Q&A: COVID Vaccine for Kids
The physicians and staff of University of Maryland Children's Hospital understand that parents have a lot of questions about the COVID vaccine now that the vaccine is available to children age 6 months and up. For the most up-to-date recommendations about vaccines and boosters for children, see the Centers for Disease Control's website.
I thought children were low-risk for COVID-19. Do they still need to get the vaccine?
Dr. Carter: Absolutely! Though many children have mild disease, there is still a portion that has become quite ill from COVID, with many hospitalized and even a number of pediatric deaths. We also have seen many longer-term complications that make it a higher risk to kids than other common viruses.
Additionally, it is the best way to contribute overall to lowering the spread in our community, and kids can play an important role in ending this pandemic.
See these reasons to get the vaccine.
I'm vaccinated, but my child is not. Can I still give COVID-19 to them?
Dr. Carter: Unfortunately, yes. Vaccinated people are less likely to spread the virus due to lower amounts of virus overall, but if exposed, they may carry the virus and not have symptoms. This means they can still spread to others who are unvaccinated. It is important to get all eligible children vaccinated to decrease the spread and protect the population that is not yet eligible.

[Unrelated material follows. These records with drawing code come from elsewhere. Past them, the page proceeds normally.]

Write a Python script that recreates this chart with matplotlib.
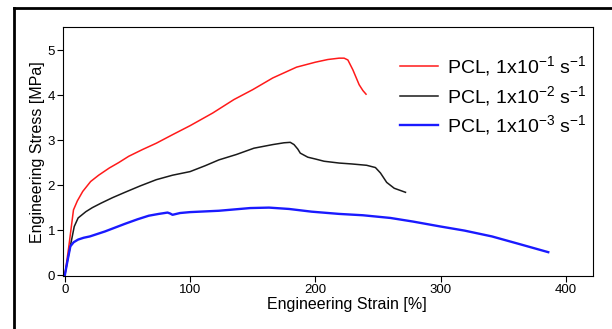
"""
plot.py -- tensile curves of PCL at three strain rates.
"""

import matplotlib
matplotlib.use("Agg")
import matplotlib.pyplot as plt
from matplotlib.lines import Line2D

plt.rcParams["font.family"] = ["Liberation Sans", "DejaVu Sans"]
plt.rcParams["mathtext.fontset"] = "custom"
plt.rcParams["mathtext.rm"] = "Liberation Sans"
plt.rcParams["mathtext.it"] = "Liberation Sans:italic"

# ── data ───────────────────────────────────────────────────────────────────
strain_r1 = [0, 3, 6.9, 10, 14.3, 20.6, 27, 35.5, 43, 51, 62, 73, 86, 100, 118,
             135, 150, 166, 185, 200, 210, 219, 223, 226, 230, 235, 238, 240.5]
stress_r1 = [0, 0.6, 1.45, 1.65, 1.86, 2.08, 2.22, 2.38, 2.5, 2.64, 2.79, 2.93,
             3.12, 3.32, 3.6, 3.9, 4.12, 4.38, 4.62, 4.73, 4.79, 4.82, 4.82, 4.78,
             4.56, 4.23, 4.1, 4.02]

strain_r2 = [0, 3, 7.5, 10.6, 16.8, 22, 29, 38, 48, 60, 73, 86, 100, 112, 123, 137,
             151, 166, 175, 180, 183, 186, 188, 194, 200, 207, 219, 229, 241, 248,
             252, 257, 263, 272]
stress_r2 = [0, 0.45, 1.08, 1.27, 1.41, 1.5, 1.6, 1.72, 1.84, 1.98, 2.12, 2.22,
             2.3, 2.43, 2.56, 2.68, 2.82, 2.9, 2.94, 2.95, 2.9, 2.8, 2.71, 2.62,
             2.58, 2.53, 2.49, 2.47, 2.44, 2.39, 2.27, 2.06, 1.93, 1.84]

strain_r3 = [0, 2, 4.4, 7, 10.6, 15, 20, 32, 48, 58, 67, 75, 82, 84, 86, 92, 100,
             123, 148, 163, 179, 197, 219, 238, 260, 278, 300, 319, 341, 363, 386]
stress_r3 = [0, 0.3, 0.64, 0.73, 0.79, 0.83, 0.86, 0.97, 1.14, 1.24, 1.32, 1.36,
             1.39, 1.37, 1.34, 1.38, 1.40, 1.43, 1.49, 1.5, 1.47, 1.41, 1.36, 1.33,
             1.27, 1.19, 1.08, 0.99, 0.86, 0.69, 0.51]

labels = [r"PCL, 1x10$^{\mathrm{-1}}$ s$^{\mathrm{-1}}$",
          r"PCL, 1x10$^{\mathrm{-2}}$ s$^{\mathrm{-1}}$",
          r"PCL, 1x10$^{\mathrm{-3}}$ s$^{\mathrm{-1}}$"]

x_ticks = [0, 100, 200, 300, 400]
y_ticks = [0, 1, 2, 3, 4, 5]

# ── figure ────────────────────────────────────────────────────────────────
fig = plt.figure(figsize=(6.12, 3.29), dpi=100)
ax = fig.add_axes([0.1035, 0.161, 0.866, 0.758])

ax.plot(strain_r1, stress_r1, color="#ff1a1a", linewidth=1.1, label=labels[0])
ax.plot(strain_r2, stress_r2, color="#1a1a1a", linewidth=1.1, label=labels[1])
ax.plot(strain_r3, stress_r3, color="#1a1aff", linewidth=1.7, label=labels[2])

ax.set_xlim(-1.2, 422)
ax.set_ylim(-0.02, 5.52)
ax.set_xticks(x_ticks)
ax.set_yticks(y_ticks)
ax.tick_params(direction="out", length=4, width=0.8, labelsize=9.5, pad=2)

for sp in ax.spines.values():
    sp.set_linewidth(0.8)

ax.set_xlabel("Engineering Strain [%]", fontsize=11.5)
ax.xaxis.set_label_coords(0.535, -0.085)
ax.set_ylabel("Engineering Stress [MPa]", fontsize=11.5)
ax.yaxis.set_label_coords(-0.034, 0.497)

ax.legend(loc="upper left", bbox_to_anchor=(0.636, 0.89), frameon=False,
          fontsize=14, handlelength=1.95, handletextpad=0.45,
          labelspacing=0.3, borderaxespad=0.0, borderpad=0.0)

# outer frame: only its left and top edges fall inside the picture
fx = 13.5 / 612
fy = 1 - 7.5 / 329
fig.add_artist(Line2D([fx, fx], [-0.1, fy], transform=fig.transFigure,
                      color="black", linewidth=2.0, solid_capstyle="projecting"))
fig.add_artist(Line2D([fx, 1.1], [fy, fy], transform=fig.transFigure,
                      color="black", linewidth=2.0, solid_capstyle="projecting"))

fig.savefig("out.png", dpi=100)
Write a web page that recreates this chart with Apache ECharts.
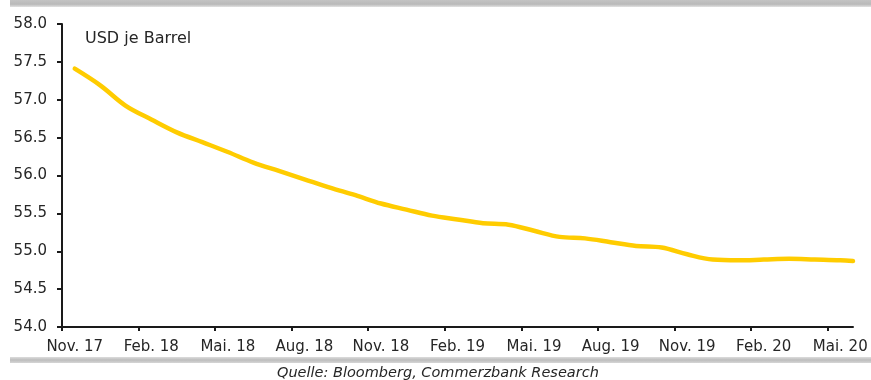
<!DOCTYPE html>
<html>
<head>
<meta charset="utf-8">
<script src="https://cdn.jsdelivr.net/npm/echarts@6/dist/echarts.min.js"></script>
<style>
  html, body { margin: 0; padding: 0; background: #fff; }
  #chart { width: 871px; height: 380px; }
</style>
</head>
<body>
<div id="chart"></div>
<script>
// Monthly categories of the time axis (label every third month)
const monthLabels = ['Nov. 17','Dez. 17','Jan. 18','Feb. 18','Mär. 18','Apr. 18','Mai. 18','Jun. 18','Jul. 18','Aug. 18','Sep. 18','Okt. 18',
  'Nov. 18','Dez. 18','Jan. 19','Feb. 19','Mär. 19','Apr. 19','Mai. 19','Jun. 19','Jul. 19','Aug. 19','Sep. 19','Okt. 19',
  'Nov. 19','Dez. 19','Jan. 20','Feb. 20','Mär. 20','Apr. 20','Mai. 20'];

// Position of each contract in months since Nov. 2017
const contractMonth = [0.5, 1.5, 2.5, 3.5, 4.5, 5.5, 6.5, 7.5, 8.5, 9.5, 10.5, 11.5, 12.5, 13.5, 14.5, 15.5,
  16.5, 17.5, 18.5, 19.5, 20.5, 21.5, 22.5, 23.5, 24.5, 25.5, 26.5, 27.5, 28.5, 29.5, 30.5, 31];

// Price in USD per barrel
const price = [57.41, 57.19, 56.92, 56.74, 56.57, 56.44, 56.31, 56.17, 56.06, 55.95, 55.84, 55.74, 55.63, 55.55, 55.47, 55.42,
  55.37, 55.35, 55.27, 55.19, 55.17, 55.12, 55.07, 55.05, 54.96, 54.89, 54.88, 54.89, 54.90, 54.89, 54.88, 54.87];

const yTicks = { min: 54, max: 58, step: 0.5 };
const unitLabel = 'USD je Barrel';
const sourceLabel = 'Quelle: Bloomberg, Commerzbank Research';

const FONT = '"DejaVu Sans", Arial, sans-serif';
const INK = '#262626';

// Tick marks sit on the start of every third month
const tickMonths = monthLabels.map((_, i) => i).filter(i => i % 3 === 0);

const chart = echarts.init(document.getElementById('chart'), null, { renderer: 'canvas' });

chart.setOption({
  animation: false,
  backgroundColor: '#fff',
  grid: { left: 62, right: 18, top: 24, bottom: 53, containLabel: false },
  xAxis: [
    {
      type: 'value',
      position: 'bottom',
      min: 0,
      max: monthLabels.length,
      axisLine: { show: true, lineStyle: { color: '#1a1a1a', width: 2 } },
      axisTick: { show: true, customValues: tickMonths, length: 4, inside: false, lineStyle: { color: '#1a1a1a', width: 2 } },
      axisLabel: { show: false },
      splitLine: { show: false }
    },
    {
      type: 'category',
      position: 'bottom',
      data: monthLabels,
      boundaryGap: true,
      axisLine: { show: false },
      axisTick: { show: false },
      axisLabel: { interval: 2, margin: 13, color: INK, fontFamily: FONT, fontSize: 15 },
      splitLine: { show: false }
    }
  ],
  yAxis: {
    type: 'value',
    min: yTicks.min,
    max: yTicks.max,
    interval: yTicks.step,
    axisLine: { show: true, lineStyle: { color: '#1a1a1a', width: 2 } },
    axisTick: { show: true, length: 5, lineStyle: { color: '#1a1a1a', width: 2 } },
    axisLabel: { margin: 15, color: INK, fontFamily: FONT, fontSize: 15, formatter: v => v.toFixed(1) },
    splitLine: { show: false }
  },
  series: [{
    type: 'line',
    xAxisIndex: 0,
    data: contractMonth.map((m, i) => [m, price[i]]),
    smooth: 0.35,
    showSymbol: false,
    clip: false,
    lineStyle: { color: '#FFCC00', width: 4.5, cap: 'round' }
  }],
  graphic: [
    {
      type: 'rect', left: 10, top: 0, z: 10,
      shape: { width: 861, height: 7 },
      style: { fill: new echarts.graphic.LinearGradient(0, 0, 0, 1, [
        { offset: 0, color: '#c4c4c4' }, { offset: 0.6, color: '#b9b9b9' }, { offset: 1, color: '#e2e2e2' }]) }
    },
    {
      type: 'rect', left: 10, top: 357, z: 10,
      shape: { width: 861, height: 6 },
      style: { fill: new echarts.graphic.LinearGradient(0, 0, 0, 1, [
        { offset: 0, color: '#dcdcdc' }, { offset: 0.5, color: '#bdbdbd' }, { offset: 1, color: '#d6d6d6' }]) }
    },
    {
      type: 'text', left: 85, top: 31, z: 10,
      style: { text: unitLabel, fill: INK, font: '16px ' + FONT }
    },
    {
      type: 'text', left: 277, top: 366, z: 10,
      style: { text: sourceLabel, fill: INK, font: 'italic 14.5px ' + FONT }
    }
  ]
});
</script>
</body>
</html>
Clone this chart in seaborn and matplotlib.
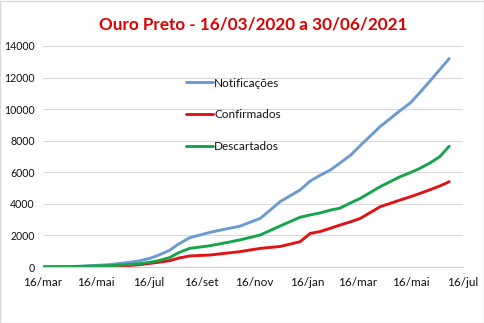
import matplotlib
matplotlib.use("Agg")
import matplotlib.pyplot as plt
import matplotlib.patches as mpatches
import pandas as pd
import seaborn as sns

title = "Ouro Preto - 16/03/2020 a 30/06/2021"
series_names = ["Notificações", "Confirmados", "Descartados"]
dates = ["2020-03-16", "2020-04-15", "2020-05-10", "2020-06-01", "2020-06-20", "2020-07-05",
         "2020-07-18", "2020-07-28", "2020-08-10", "2020-08-20", "2020-09-02", "2020-09-26",
         "2020-10-15", "2020-10-30", "2020-11-23", "2020-12-16", "2021-01-08", "2021-01-20",
         "2021-01-31", "2021-02-12", "2021-02-23", "2021-03-08", "2021-03-19", "2021-04-11",
         "2021-05-04", "2021-05-16", "2021-05-27", "2021-06-08", "2021-06-19", "2021-06-30"]
notificacoes = [0, 20, 80, 150, 270, 380, 550, 750, 1060, 1450, 1850, 2200, 2420, 2580, 3080,
                4140, 4880, 5450, 5800, 6140, 6570, 7100, 7700, 8900, 9900, 10400, 11050,
                11800, 12500, 13200]
confirmados = [0, 5, 20, 40, 80, 140, 230, 300, 400, 560, 700, 760, 880, 970, 1180, 1300,
               1600, 2130, 2240, 2450, 2650, 2870, 3080, 3820, 4240, 4450, 4660, 4900, 5130, 5400]
descartados = [0, 10, 60, 90, 140, 200, 300, 400, 600, 900, 1180, 1350, 1550, 1710, 2030,
               2600, 3150, 3300, 3420, 3600, 3720, 4070, 4350, 5090, 5720, 5980, 6250, 6600,
               6990, 7650]
tick_dates = ["2020-03-16", "2020-05-16", "2020-07-16", "2020-09-16", "2020-11-16",
              "2021-01-16", "2021-03-16", "2021-05-16", "2021-07-16"]
tick_labels = ["16/mar", "16/mai", "16/jul", "16/set", "16/nov", "16/jan", "16/mar", "16/mai", "16/jul"]
y_ticks = [0, 2000, 4000, 6000, 8000, 10000, 12000, 14000]
colors = ["#6b9bd0", "#e01418", "#18a44c"]

sns.set_style("white")
plt.rcParams["font.family"] = ["Lato", "DejaVu Sans"]

df = pd.concat([
    pd.DataFrame({"data": pd.to_datetime(dates), "valor": vals, "serie": name})
    for name, vals in zip(series_names, [notificacoes, confirmados, descartados])
])

fig = plt.figure(figsize=(4.85, 3.23), dpi=100)
ax = fig.add_axes([43 / 485, 1 - 267 / 323, 420 / 485, 221 / 323])

sns.lineplot(data=df, x="data", y="valor", hue="serie", hue_order=series_names,
             palette=colors, linewidth=2.1, ax=ax)

ax.set_xlim(pd.Timestamp("2020-03-16"), pd.Timestamp("2021-07-16"))
ax.set_ylim(0, 14000)
ax.set_yticks(y_ticks)
ax.set_yticklabels([str(v) for v in y_ticks], fontsize=7.6, color="#111111")
ax.set_xticks(pd.to_datetime(tick_dates))
ax.set_xticklabels(tick_labels, fontsize=8.5, color="#111111")
ax.set_xlabel("")
ax.set_ylabel("")
ax.yaxis.grid(True, color="#d9d9d9", linewidth=0.8)
ax.set_axisbelow(True)
for s in ["left", "right", "top"]:
    ax.spines[s].set_visible(False)
ax.spines["bottom"].set_color("#d0d0d0")
ax.spines["bottom"].set_linewidth(0.8)
ax.tick_params(axis="x", length=3, color="#d0d0d0", pad=4)
ax.tick_params(axis="y", length=0, pad=6)

leg = ax.legend(loc="upper left", bbox_to_anchor=(0.315, 0.905), frameon=False,
                fontsize=8.5, handlelength=2.3, handletextpad=0.1, labelspacing=1.75)
for t in leg.get_texts():
    t.set_color("#111111")

fig.text(0.522, 0.925, title, ha="center", va="center", fontsize=12.3,
         fontweight="bold", color="#dd0000")
fig.patches.append(mpatches.Rectangle((0.001, 0.001), 0.997, 0.997, transform=fig.transFigure,
                                      fill=False, edgecolor="#d9d9d9", linewidth=1))

fig.savefig("out.png", dpi=100)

Dr. Berry: Vaccinated people are less likely to get infected, and when infected, they are less likely to transmit the virus to others. Vaccination is a good idea for children because they will interact with other people besides their parents.
Although many children have mild disease, some are hospitalized, and COVID-19 was the tenth leading cause of childhood death in the United States during the first year of the pandemic.
Can a child get another vaccine and a COVID vaccine at the same time?
Dr. Carter: Yes - the CDC has removed all restrictions around receiving the COVID vaccine and other vaccines at the same time. This is based on evidence from many other vaccines studied that demonstrate that this is a safe choice and improves protection against COVID and many other viruses.
What pain medicine should we use to help our kids with vaccine side effects?
Dr. Carter: In general, there is no requirement to give any pain medication. However, if your child has some of the common side effects of the vaccine, feel free to give a dose of acetaminophen or ibuprofen as needed.
We do not recommend pre-treatment with medication prior to developing these symptoms to maximize your child's immune response to the vaccine.
What are the immediate side effects of the COVID vaccine?
Dr. Carter: Many children may have no side effects at all. Others may notice a sore arm, some enlarged lymph nodes (lumps and bumps) in their armpit and may develop a fever (for a short period of time), chills and fatigue or body aches. These are all self-limited symptoms that generally do not last more than 24 to 48 hours.
Side effects are generally significantly milder than the effects of active COVID might be if your child were to get a true infection.
Please see this vaccine information for detailed information about side effects.
Will this vaccine give my child a blood clot?
Dr. Berry: There is no known association between receiving an mRNA vaccine and developing a blood clot. The United States Vaccine Adverse Events Reporting System was able to detect the very rare occurrence of blood clots following the Johnson & Johnson adenovirus-vectored vaccine (3 in 1 million) after 6 weeks of vaccination.
Long-Term Questions About the Vaccine
Will the shot affect my daughter's fertility?
Dr. Berry: No. There has been misinformation that mRNA vaccines, like the Pfizer and Moderna vaccines, can affect fertility, but no evidence that COVID-19 infection has impacted fertility.
During the licensure study for the Pfizer-BioNTech COVID-19 vaccine, 23 pregnancies were reported in participants, with balanced numbers of pregnancies in the vaccine and the placebo groups.